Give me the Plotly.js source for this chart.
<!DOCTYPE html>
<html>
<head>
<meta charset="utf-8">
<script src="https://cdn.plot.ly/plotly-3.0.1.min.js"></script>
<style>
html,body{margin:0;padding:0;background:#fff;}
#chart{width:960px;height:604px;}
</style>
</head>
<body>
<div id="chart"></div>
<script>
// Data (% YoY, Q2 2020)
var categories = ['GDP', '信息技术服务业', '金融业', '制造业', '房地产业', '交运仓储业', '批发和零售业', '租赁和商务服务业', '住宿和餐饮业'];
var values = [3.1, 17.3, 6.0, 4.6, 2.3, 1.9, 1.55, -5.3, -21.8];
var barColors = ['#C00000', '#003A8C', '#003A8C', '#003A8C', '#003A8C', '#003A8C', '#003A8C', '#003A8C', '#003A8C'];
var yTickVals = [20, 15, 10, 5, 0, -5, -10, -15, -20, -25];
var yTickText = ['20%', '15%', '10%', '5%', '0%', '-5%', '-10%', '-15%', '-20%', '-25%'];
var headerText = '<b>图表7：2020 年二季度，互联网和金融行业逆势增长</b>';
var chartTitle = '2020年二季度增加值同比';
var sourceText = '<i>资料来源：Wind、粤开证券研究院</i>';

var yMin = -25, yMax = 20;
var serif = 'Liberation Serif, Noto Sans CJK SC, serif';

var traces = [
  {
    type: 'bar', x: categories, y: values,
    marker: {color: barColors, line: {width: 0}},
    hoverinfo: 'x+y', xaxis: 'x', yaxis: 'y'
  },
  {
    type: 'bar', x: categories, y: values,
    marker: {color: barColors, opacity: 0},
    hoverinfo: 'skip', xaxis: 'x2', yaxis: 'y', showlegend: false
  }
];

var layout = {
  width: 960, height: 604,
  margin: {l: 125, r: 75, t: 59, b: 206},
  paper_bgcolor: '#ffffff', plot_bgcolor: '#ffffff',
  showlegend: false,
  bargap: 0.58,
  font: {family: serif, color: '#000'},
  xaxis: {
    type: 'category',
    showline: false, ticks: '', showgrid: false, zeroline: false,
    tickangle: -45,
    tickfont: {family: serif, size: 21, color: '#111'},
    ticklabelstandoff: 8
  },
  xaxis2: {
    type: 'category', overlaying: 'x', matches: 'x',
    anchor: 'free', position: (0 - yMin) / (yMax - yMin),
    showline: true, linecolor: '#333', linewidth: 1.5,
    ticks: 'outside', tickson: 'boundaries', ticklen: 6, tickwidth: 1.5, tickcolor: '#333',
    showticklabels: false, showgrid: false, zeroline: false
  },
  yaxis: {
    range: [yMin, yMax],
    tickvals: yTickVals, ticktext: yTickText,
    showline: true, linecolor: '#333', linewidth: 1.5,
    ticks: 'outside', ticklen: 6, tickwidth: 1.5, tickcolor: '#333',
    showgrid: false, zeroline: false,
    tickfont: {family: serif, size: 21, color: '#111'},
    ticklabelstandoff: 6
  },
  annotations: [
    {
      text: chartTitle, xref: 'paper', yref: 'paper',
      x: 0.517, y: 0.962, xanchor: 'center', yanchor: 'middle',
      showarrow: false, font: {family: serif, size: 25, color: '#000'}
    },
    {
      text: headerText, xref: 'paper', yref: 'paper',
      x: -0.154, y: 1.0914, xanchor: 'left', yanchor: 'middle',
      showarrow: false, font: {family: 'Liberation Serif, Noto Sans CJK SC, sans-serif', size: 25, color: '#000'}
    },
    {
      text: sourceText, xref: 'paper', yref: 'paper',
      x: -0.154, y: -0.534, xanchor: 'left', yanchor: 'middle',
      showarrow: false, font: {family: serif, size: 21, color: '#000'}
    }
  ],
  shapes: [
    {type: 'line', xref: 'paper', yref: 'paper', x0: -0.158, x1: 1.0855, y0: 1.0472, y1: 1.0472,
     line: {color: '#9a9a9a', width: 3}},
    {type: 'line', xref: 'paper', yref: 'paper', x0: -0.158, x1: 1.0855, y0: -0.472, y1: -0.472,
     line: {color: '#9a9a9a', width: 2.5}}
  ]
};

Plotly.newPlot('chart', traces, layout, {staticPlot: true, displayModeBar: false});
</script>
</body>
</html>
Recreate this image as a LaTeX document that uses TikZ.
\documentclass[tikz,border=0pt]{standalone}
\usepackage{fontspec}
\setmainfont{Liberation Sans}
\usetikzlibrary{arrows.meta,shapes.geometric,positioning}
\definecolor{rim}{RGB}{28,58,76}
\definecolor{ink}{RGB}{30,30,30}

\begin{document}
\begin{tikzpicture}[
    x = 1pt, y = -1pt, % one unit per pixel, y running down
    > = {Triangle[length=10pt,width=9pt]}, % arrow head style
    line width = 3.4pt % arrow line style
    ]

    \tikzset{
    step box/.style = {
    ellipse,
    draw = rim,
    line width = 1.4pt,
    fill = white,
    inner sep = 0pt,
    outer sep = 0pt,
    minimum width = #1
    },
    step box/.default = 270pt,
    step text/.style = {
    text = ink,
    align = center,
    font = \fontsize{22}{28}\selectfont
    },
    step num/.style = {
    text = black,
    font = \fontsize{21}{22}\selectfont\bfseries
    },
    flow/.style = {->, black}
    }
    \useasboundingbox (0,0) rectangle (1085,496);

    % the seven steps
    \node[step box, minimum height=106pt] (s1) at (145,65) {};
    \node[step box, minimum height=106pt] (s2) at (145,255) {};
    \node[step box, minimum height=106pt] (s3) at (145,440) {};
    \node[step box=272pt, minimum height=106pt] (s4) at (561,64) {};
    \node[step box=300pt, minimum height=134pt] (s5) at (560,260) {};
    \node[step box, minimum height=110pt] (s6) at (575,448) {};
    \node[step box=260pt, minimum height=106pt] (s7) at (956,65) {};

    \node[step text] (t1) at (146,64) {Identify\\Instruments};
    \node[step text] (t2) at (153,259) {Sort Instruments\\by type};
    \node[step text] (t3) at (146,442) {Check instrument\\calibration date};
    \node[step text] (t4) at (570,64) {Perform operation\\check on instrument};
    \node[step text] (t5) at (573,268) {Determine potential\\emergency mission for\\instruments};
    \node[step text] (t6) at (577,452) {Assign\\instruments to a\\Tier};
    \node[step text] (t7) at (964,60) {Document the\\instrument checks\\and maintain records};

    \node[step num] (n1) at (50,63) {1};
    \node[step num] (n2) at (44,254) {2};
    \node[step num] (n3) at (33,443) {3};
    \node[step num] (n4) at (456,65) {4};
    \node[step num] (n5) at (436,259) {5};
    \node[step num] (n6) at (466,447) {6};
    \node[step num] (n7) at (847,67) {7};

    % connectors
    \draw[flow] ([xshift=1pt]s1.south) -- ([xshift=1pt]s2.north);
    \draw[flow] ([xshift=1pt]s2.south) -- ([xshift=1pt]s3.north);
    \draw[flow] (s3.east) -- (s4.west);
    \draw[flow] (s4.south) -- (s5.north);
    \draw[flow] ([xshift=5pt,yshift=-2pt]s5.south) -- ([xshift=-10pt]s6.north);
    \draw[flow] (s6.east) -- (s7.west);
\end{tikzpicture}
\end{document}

* Short task *
From the entries above, copy each line holding "this".

* Reply *
Give me the Plotly.js source for this chart.
Recreate this image as a LaTeX document that uses TikZ.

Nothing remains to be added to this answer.